Do Kansas City Contractors Need Missouri and Kansas Tax Planning?
Kansas City contractor tax planning for businesses working across Missouri and Kansas, including payroll, project location, subcontractors, state obligations, and year-end review.
Educational note
This article is general educational information for business owners. Tax decisions should be reviewed against the specific facts of the company before action is taken.

Short answer
Kansas City contractors should discuss Missouri and Kansas tax issues when work, employees, payroll, or business activity crosses state lines. The right answer depends on where work is performed, how workers are paid, and how the business is structured.
Why metro geography matters
Kansas City is one market, but tax obligations may not treat it like one jurisdiction. Contractors can bid, staff, buy materials, and perform work across state lines without realizing tax and registration questions may follow.
Questions to review
A contractor working across the metro should review where projects are located, where employees or subs perform work, whether payroll is being handled correctly, and whether sales or use tax questions apply to specific activities.
Local planning beats assumptions
This isn't an area for guesswork. Contractors should bring project locations, payroll reports, entity documents, and state notices to a qualified advisor before a problem becomes a deadline.

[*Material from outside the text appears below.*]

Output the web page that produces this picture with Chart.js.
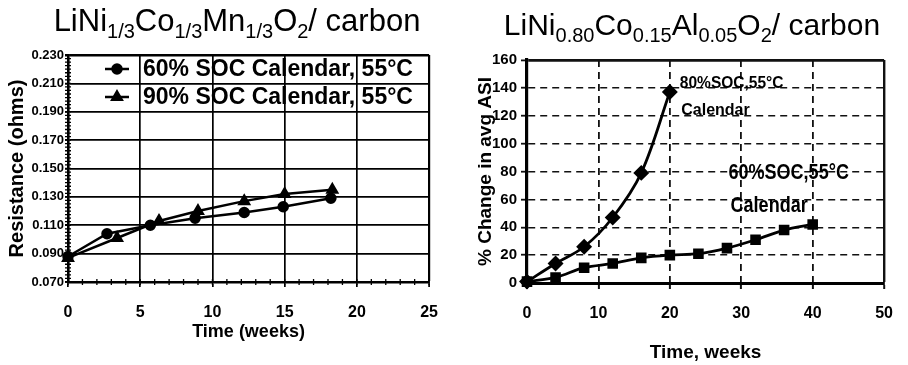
<!DOCTYPE html>
<html>
<head>
<meta charset="utf-8">
<script src="https://cdn.jsdelivr.net/npm/chart.js@4.4.1/dist/chart.umd.min.js"></script>
<style>
  html, body { margin: 0; padding: 0; background: #fff; }
  .wrap { position: relative; width: 908px; height: 365px; overflow: hidden; }
  .box { position: absolute; top: 0; width: 454px; height: 365px; }
  #leftBox { left: 0; }
  #rightBox { left: 454px; }
</style>
</head>
<body>
<div class="wrap">
  <div class="box" id="leftBox"><canvas id="nmcChart" width="454" height="365"></canvas></div>
  <div class="box" id="rightBox"><canvas id="ncaChart" width="454" height="365"></canvas></div>
</div>
<script>
// NMC / carbon cell: resistance growth during calendar ageing at 55°C
const nmcWeeks60 = [0, 2.7, 5.7, 8.8, 12.2, 14.9, 18.2];
const nmcRes60   = [0.088, 0.104, 0.110, 0.115, 0.119, 0.123, 0.129];
const nmcWeeks90 = [0, 3.4, 6.3, 9.0, 12.2, 15.0, 18.3];
const nmcRes90   = [0.087, 0.101, 0.113, 0.120, 0.127, 0.132, 0.135];
const nmcXTicks  = [0, 5, 10, 15, 20, 25];
const nmcYTicks  = [0.07, 0.09, 0.11, 0.13, 0.15, 0.17, 0.19, 0.21, 0.23];

// NCA / carbon cell: % change in average ASI
const ncaWeeks80 = [0, 4, 8, 12, 16, 20];
const ncaAsi80   = [1, 14, 26, 47, 79, 137];
const ncaWeeks60 = [0, 4, 8, 12, 16, 20, 24, 28, 32, 36, 40];
const ncaAsi60   = [1, 4, 11, 14, 18, 20, 21, 25, 31, 38, 42];
const ncaXTicks  = [0, 10, 20, 30, 40, 50];
const ncaYTicks  = [0, 20, 40, 60, 80, 100, 120, 140, 160];

const SANS = '"Liberation Sans", Arial, Helvetica, sans-serif';

Chart.defaults.color = '#000';
Chart.defaults.font.family = SANS;

function toPoints(xs, ys) {
    return xs.map((x, i) => ({ x: x, y: ys[i] }));
}

function fixedTicks(values) {
    return scale => { scale.ticks = values.map(v => ({ value: v })); };
}

// chemical formula titles, subscripts drawn smaller and lower
const richTitle = {
    id: 'richTitle',
    afterDraw(chart, args, opts) {
        if (!opts.parts) return;
        const ctx = chart.ctx;
        const small = Math.round(opts.size * 0.66);
        const fontOf = p => (p[1] ? small : opts.size) + 'px ' + SANS;
        ctx.save();
        ctx.fillStyle = '#000';
        ctx.textAlign = 'left';
        ctx.textBaseline = 'alphabetic';
        let w = 0;
        opts.parts.forEach(p => { ctx.font = fontOf(p); w += ctx.measureText(p[0]).width; });
        let x = opts.cx - w / 2;
        opts.parts.forEach(p => {
            ctx.font = fontOf(p);
            ctx.fillText(p[0], x, opts.baseline + (p[1] ? opts.subShift : 0));
            x += ctx.measureText(p[0]).width;
        });
        ctx.restore();
    }
};

// small crossing ticks along the axes
const minorTicks = {
    id: 'minorTicks',
    afterDraw(chart, args, opts) {
        const { ctx, chartArea, scales } = chart;
        ctx.save();
        ctx.strokeStyle = '#000';
        ctx.lineWidth = 1.3;
        ctx.beginPath();
        if (opts.xStep) {
            const sx = scales.x;
            for (let v = sx.min; v <= sx.max + 1e-9; v += opts.xStep) {
                const px = sx.getPixelForValue(v);
                ctx.moveTo(px, chartArea.bottom - opts.len);
                ctx.lineTo(px, chartArea.bottom + opts.len);
            }
        }
        if (opts.yStep) {
            const sy = scales.y;
            for (let v = sy.min; v <= sy.max + 1e-9; v += opts.yStep) {
                const py = sy.getPixelForValue(v);
                ctx.moveTo(chartArea.left - opts.len, py);
                ctx.lineTo(chartArea.left + opts.len, py);
            }
        }
        ctx.stroke();
        ctx.restore();
    }
};

// legend drawn inside the plot area, line sample with marker
const boxLegend = {
    id: 'boxLegend',
    afterDatasetsDraw(chart, args, opts) {
        if (!opts.rowGap) return;
        const { ctx, chartArea } = chart;
        ctx.save();
        chart.data.datasets.forEach((ds, i) => {
            const y = chartArea.top + opts.top + i * opts.rowGap;
            const x0 = chartArea.left + opts.left;
            ctx.strokeStyle = '#000';
            ctx.fillStyle = '#000';
            ctx.lineWidth = 2.5;
            ctx.beginPath();
            ctx.moveTo(x0, y);
            ctx.lineTo(x0 + opts.lineLen, y);
            ctx.stroke();
            Chart.helpers.drawPoint(ctx, {
                pointStyle: ds.pointStyle, radius: ds.pointRadius, borderWidth: 1, rotation: 0
            }, x0 + opts.lineLen / 2, y);
            ctx.font = 'bold ' + opts.fontSize + 'px ' + SANS;
            ctx.textAlign = 'left';
            ctx.textBaseline = 'middle';
            ctx.fillText(ds.label, chartArea.left + opts.textLeft, y + 1);
        });
        ctx.restore();
    }
};

// text labels placed next to the curves, anchored in data units
const curveNotes = {
    id: 'curveNotes',
    afterDatasetsDraw(chart, args, opts) {
        if (!opts.items) return;
        const { ctx, scales } = chart;
        opts.items.forEach(n => {
            ctx.save();
            ctx.fillStyle = '#000';
            ctx.textAlign = 'left';
            ctx.textBaseline = 'middle';
            ctx.font = n.font;
            ctx.translate(scales.x.getPixelForValue(n.x), scales.y.getPixelForValue(n.y));
            ctx.scale(n.squeeze || 1, 1);
            ctx.fillText(n.text, 0, 0);
            ctx.restore();
        });
    }
};

Chart.register(richTitle, minorTicks, boxLegend, curveNotes);

// Chart 1
new Chart(document.getElementById('nmcChart'), {
    type: 'scatter',
    data: {
        datasets: [
            {
                label: '60% SOC Calendar, 55°C',
                data: toPoints(nmcWeeks60, nmcRes60),
                showLine: true,
                borderColor: '#000',
                backgroundColor: '#000',
                borderWidth: 2.5,
                pointStyle: 'circle',
                pointRadius: 4.5,
                clip: false
            },
            {
                label: '90% SOC Calendar, 55°C',
                data: toPoints(nmcWeeks90, nmcRes90),
                showLine: true,
                borderColor: '#000',
                backgroundColor: '#000',
                borderWidth: 2.5,
                pointStyle: 'triangle',
                pointRadius: 5.5,
                clip: false
            }
        ]
    },
    options: {
        responsive: false,
        animation: false,
        layout: { padding: { top: 55, right: 21, left: 0, bottom: 0 } },
        plugins: {
            legend: { display: false },
            tooltip: { enabled: false },
            richTitle: {
                parts: [['LiNi'], ['1/3', 1], ['Co'], ['1/3', 1], ['Mn'], ['1/3', 1], ['O'], ['2', 1], ['/ carbon']],
                size: 31, cx: 237, baseline: 31, subShift: 7
            },
            minorTicks: { xStep: 1, yStep: 0.0025, len: 3 },
            boxLegend: { top: 14, rowGap: 28, left: 37, lineLen: 24, textLeft: 75, fontSize: 23 }
        },
        scales: {
            x: {
                type: 'linear',
                min: 0,
                max: 25,
                afterBuildTicks: fixedTicks(nmcXTicks),
                afterFit: s => { s.height = 83; },
                ticks: { font: { size: 16, weight: 'bold' }, padding: 16, maxRotation: 0 },
                grid: {
                    color: '#000',
                    lineWidth: c => (c.tick && c.tick.value === 25 ? 2.2 : 1.7),
                    tickLength: 5,
                    tickWidth: 1.7
                },
                border: { color: '#000', width: 2.6 },
                title: {
                    display: true,
                    text: 'Time (weeks)',
                    font: { size: 18, weight: 'bold' },
                    padding: { top: 0, bottom: 22 }
                }
            },
            y: {
                min: 0.07,
                max: 0.23,
                afterBuildTicks: fixedTicks(nmcYTicks),
                afterFit: s => { s.width = 68; },
                ticks: {
                    font: { size: 13, weight: 'bold' },
                    padding: 1,
                    callback: v => v.toFixed(3)
                },
                grid: {
                    color: '#000',
                    lineWidth: c => (c.tick && c.tick.value > 0.229 ? 2.4 : 1.7),
                    tickLength: 3
                },
                border: { color: '#000', width: 2.6 },
                title: {
                    display: true,
                    text: 'Resistance (ohms)',
                    font: { size: 20, weight: 'bold' },
                    padding: { top: 5, bottom: 0 }
                }
            }
        }
    }
});

// Chart 2
const ncaDash = c => (c.tick && c.tick.value !== 50 && c.tick.value !== 160 ? [7, 5] : []);

new Chart(document.getElementById('ncaChart'), {
    type: 'scatter',
    data: {
        datasets: [
            {
                label: '80%SOC,55°C Calendar',
                data: toPoints(ncaWeeks80, ncaAsi80),
                showLine: true,
                tension: 0.35,
                borderColor: '#000',
                backgroundColor: '#000',
                borderWidth: 2.8,
                pointStyle: 'rectRot',
                pointRadius: 6,
                clip: false
            },
            {
                label: '60%SOC,55°C Calendar',
                data: toPoints(ncaWeeks60, ncaAsi60),
                showLine: true,
                tension: 0.35,
                borderColor: '#000',
                backgroundColor: '#000',
                borderWidth: 2.8,
                pointStyle: 'rect',
                pointRadius: 5.5,
                clip: false
            }
        ]
    },
    options: {
        responsive: false,
        animation: false,
        layout: { padding: { top: 60, right: 16, left: 0, bottom: 0 } },
        plugins: {
            legend: { display: false },
            tooltip: { enabled: false },
            richTitle: {
                parts: [['LiNi'], ['0.80', 1], ['Co'], ['0.15', 1], ['Al'], ['0.05', 1], ['O'], ['2', 1], ['/ carbon']],
                size: 30, cx: 238, baseline: 35, subShift: 7
            },
            curveNotes: {
                items: [
                    { text: '80%SOC,55°C', x: 21.4, y: 143, font: 'bold 16px ' + SANS, squeeze: 0.97 },
                    { text: 'Calendar', x: 21.6, y: 124, font: 'bold 16px ' + SANS, squeeze: 1 },
                    { text: '60%SOC,55°C', x: 28.2, y: 79, font: 'bold 22px ' + SANS, squeeze: 0.82 },
                    { text: 'Calendar', x: 28.5, y: 55, font: 'bold 22px ' + SANS, squeeze: 0.82 }
                ]
            }
        },
        scales: {
            x: {
                type: 'linear',
                min: 0,
                max: 50,
                afterBuildTicks: fixedTicks(ncaXTicks),
                afterFit: s => { s.height = 82; },
                ticks: { font: { size: 16, weight: 'bold' }, padding: 15, maxRotation: 0 },
                grid: {
                    color: '#111',
                    lineWidth: c => (c.tick && c.tick.value === 50 ? 2.4 : 1.8),
                    tickLength: 6,
                    tickWidth: 2
                },
                border: { color: '#000', width: 3, dash: ncaDash },
                title: {
                    display: true,
                    text: 'Time, weeks',
                    font: { size: 19, weight: 'bold' },
                    padding: { top: 0, bottom: 1 }
                }
            },
            y: {
                min: 0,
                max: 160,
                afterBuildTicks: fixedTicks(ncaYTicks),
                afterFit: s => { s.width = 73; },
                ticks: { font: { size: 15, weight: 'bold' }, padding: 4 },
                grid: {
                    color: '#111',
                    lineWidth: c => (c.tick && c.tick.value === 160 ? 2.8 : 1.4),
                    tickLength: 6,
                    tickWidth: 1.8
                },
                border: { color: '#000', width: 3.2, dash: ncaDash },
                title: {
                    display: true,
                    text: '% Change in avg ASI',
                    font: { size: 19, weight: 'bold' },
                    padding: { top: 20, bottom: 0 }
                }
            }
        }
    }
});
</script>
</body>
</html>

When Missouri and Kansas questions come up
State and local questions can come up when a contractor has crews crossing state lines, employees working in both states, subcontractors tied to different project locations, materials purchased in one state and used in another, or business activity that triggers registration or filing obligations.
The right answer depends on the facts. A contractor based in Missouri but working in Kansas, or a Kansas contractor taking Missouri jobs, should not assume that the home-state setup covers every obligation.
What to bring to a local tax planning conversation
A useful conversation starts with a project list by location, payroll reports, subcontractor records, entity documents, state notices, sales or use tax questions, and any prior filings in Missouri or Kansas.
The goal is to identify issues before deadlines arrive, not after a notice shows up. For contractors working across the Kansas City metro, a little organization can prevent a lot of filing-season confusion.
Questions owners ask
Can a Missouri contractor owe taxes in Kansas?
Possibly. A Missouri contractor may have Kansas tax obligations depending on where work is performed, where employees or subcontractors work, how payroll is handled, and how the business is structured.
Does Valor work with Kansas-side contractors in the Kansas City metro?
Yes. Valor serves contractors and established business owners across the Kansas City metro, including Missouri-side and Kansas-side businesses that need tax strategy.
Should Missouri and Kansas tax issues be reviewed before year-end?
Yes. State and local tax questions should be reviewed before year-end when possible because waiting until filing season can make corrections harder, more stressful, and more expensive.